Among the strongest pledges was the European Union’s 55% reduction, which was codified into law on Tuesday. The United Kingdom boosted its target to 78% below 1990 levels by 2035, and yesterday, British Prime Minister Boris Johnson said rich nations should exceed the $100 billion initially pledged to the Green Climate Fund.
“It’s vital for all of us to show that this is not some expensive, politically correct green act of bunny-hugging. This is about growth and jobs,” he said.
Russian President Vladimir Putin made a vague promise to “significantly reduce the net accumulated emissions in our country by 2050.” Russia is the world’s fourth-largest emitter and has an economy highly reliant on the production of fossil fuels. Putin did not mention a new pipeline, Nord Stream 2, which is nearly complete and will bring Russian gas to Germany as well as throughout Europe.
Australia’s current pace of decarbonization lags far behind those of other top polluters and would see an emissions cut of just 26% to 28% below 2005 levels by 2030. Prime Minister Scott Morrison, who has long been an ally of the coal industry and a critic of climate policy, did not make any new emissions pledges other than to “update” the country’s long-term emissions goals later this year.
“Our goal is to get there as soon as we possibly can, through technology that enables and transforms our industries, not taxes that eliminate them, and the jobs and livelihoods they support and create, especially in our regions,” Morrison said.
Waskow of the World Resources Institute said Australia was one of the biggest disappointments of the day.
“This notion that you can somehow talk about net zero in this fuzzy way … doesn’t provide any level of comfort about the Australian government’s commitment,” he said.
Brazil also offered vague targets, with President Jair Bolsonaro shifting the blame for global warming to the world’s other major economies and saying his country accounts for 3% of global emissions. He also said Brazil would do more, but only with funding from other countries.
“There must be fair payment for environmental services provided by our biomes to the planet at large as a way to recognize the economic nature of environmental conservation activities,” he said.
Bolsonaro has mocked climate science and overseen a dramatic increase in the deforestation of the Amazon rainforest, which has been nicknamed “the lungs of the world” and is responsible for a significant uptake of the world’s carbon dioxide.

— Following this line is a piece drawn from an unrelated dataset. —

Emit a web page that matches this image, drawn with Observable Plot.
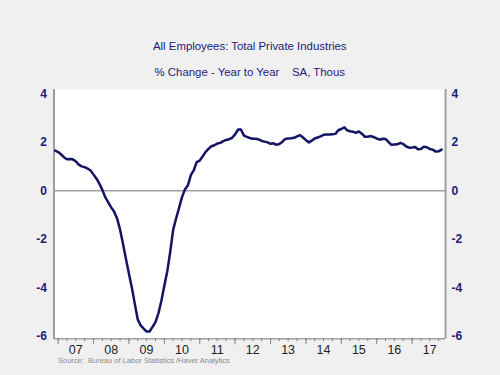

Talk of finance loomed large at the summit, with several leaders pointing to the need for developed countries to increase their climate ambition and make concrete efforts to help developing countries accelerate the transition to cleaner economies.
South Africa and Indonesia, both large economies and emitters, committed to do more if more financing is made available.
The United States announced that it would double its annual amount of climate financing to developing countries relative to the average level during the second half of the Obama administration and triple its adaptation funding by 2024 (see related story).
There were also calls for carbon pricing, for debt forgiveness and for a greater share of climate financing to be put toward adaptation, something that countries most vulnerable to climate change say is necessary for them to cope with the climate challenges they’re facing today.
“Too often, vulnerable countries hear the excuse that steep emissions cuts are too costly, but political signals, especially from the major economies, shape decisions on investment and innovation for low-carbon pathways. Now is the moment for this signal to be unequivocal,” said David Kabua, president of the Marshall Islands.
“If peak emitters fail to act, we feel the effects of climate change now.”